“La administración pública es como jugar al póker sin dinero”, afirmaba Bastos, subrayando la ausencia de incentivos reales en la gestión estatal. Fiel a su estilo, El Xokas tradujo la idea al lenguaje de todos: “El problema es que hay gente que está gestionando nuestro dinero a la que no le importa una mierda nuestro dinero”.
Cuando juegas al póker, cada decisión importa, porque implica un riesgo tangible. En cambio, la gestión pública funciona como si las fichas fueran botones: no hay consecuencias reales ni coste personal. Como explica el profesor Miguel Anxo Bastos: “Cuando se juega al póker con dinero, asumes tanto los beneficios como las pérdidas. Eso te obliga a ser prudente. Sin embargo, en la gestión pública, esa prudencia desaparece, y es entonces cuando se construyen aeropuertos faraónicos o comienzas a subvencionar todo tipo de cosas”.
Bastos explicaba que esta falta de incentivos en la administración conduce al despilfarro. Sin beneficios ni pérdidas directas que sirvan de guía, las decisiones se toman al azar o respondiendo a intereses políticos. Es como si te dan un presupuesto infinito para montar un chiringuito. ¿Qué importa si no funciona? Ni es tuyo, ni te va a repercutir en nada negativo el hecho de que no sea eficiente. El profesor concluye que el mercado basa sus decisiones en el cálculo de costes y beneficios, una brújula que la gestión pública no posee. Sin esa herramienta, distinguir entre lo útil y lo innecesario se convierte en una tarea imposible.
Y es que, cada vez más, las decisiones en la gestión pública se basan en criterios políticos, no económicos. La distribución de recursos responde a presiones de grupos y al poder político, no a las necesidades reales de la sociedad. Lo que menciona el profesor, es que en la administración pública existe una ausencia de cálculo económico real, es decir, un cálculo de beneficios y costes, elemento esencial de la economía de mercado. Sin ese cálculo, no hay forma racional de orientar la producción hacia lo que realmente se demanda.
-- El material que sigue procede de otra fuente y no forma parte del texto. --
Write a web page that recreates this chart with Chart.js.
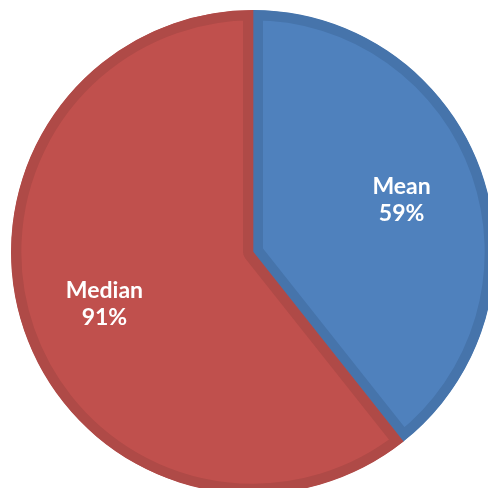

En este punto es importante resaltar que existe una falta de información para priorizar sectores, y no se dispone de datos claros para determinar si se necesita invertir más o menos, inclusive en sectores como educación, sanidad, obras públicas o justicia. La decisión se toma sin criterios económicos racionales, y todo se basa en criterios que priorizan el relato por encima de cualquier otro indicador.
En este contexto, la contabilidad pública es artificial, ya que los beneficios o pérdidas en las empresas públicas son meramente contables, no reales. Una empresa pública puede reportar beneficios o déficits dependiendo de la financiación asignada, no de su desempeño real. Tanto es así, que no existe ni siquiera consenso a la hora de definir la palabra eficiencia al comparar la empresa privada y la pública. Una atiende al beneficio económico, al rendimiento y a la eficacia, y la segunda atiende a indicadores de bienestar que no necesariamente están relacionados con la eficiencia operativa.
La realidad es que existe una imposibilidad de evaluar la eficiencia pública. No se puede determinar si los aparatos del Estado son correctos o si deberían reducirse o ampliarse. La asignación presupuestaria no refleja la realidad económica ni la demanda social. El sistema público carece de incentivos de mercado, las decisiones se toman sin conexión con la lógica de oferta y demanda, y todo ello no hace más que desincentivar la eficiencia.
Todo se resume en lo que explica el profesor: la gestión pública está desconectada del riesgo y la recompensa que caracterizan al mercado. Aunque sus efectos no son inmediatos, construir un sistema que depende del sector privado sin adoptar sus incentivos genera un desequilibrio. Si el sector público se nutre del privado sin producir de forma equivalente, ambas estructuras acabarán enfrentándose. Esto no solo debilita la capacidad productiva del sector privado, sino que, inevitablemente, también terminará arrastrando al público.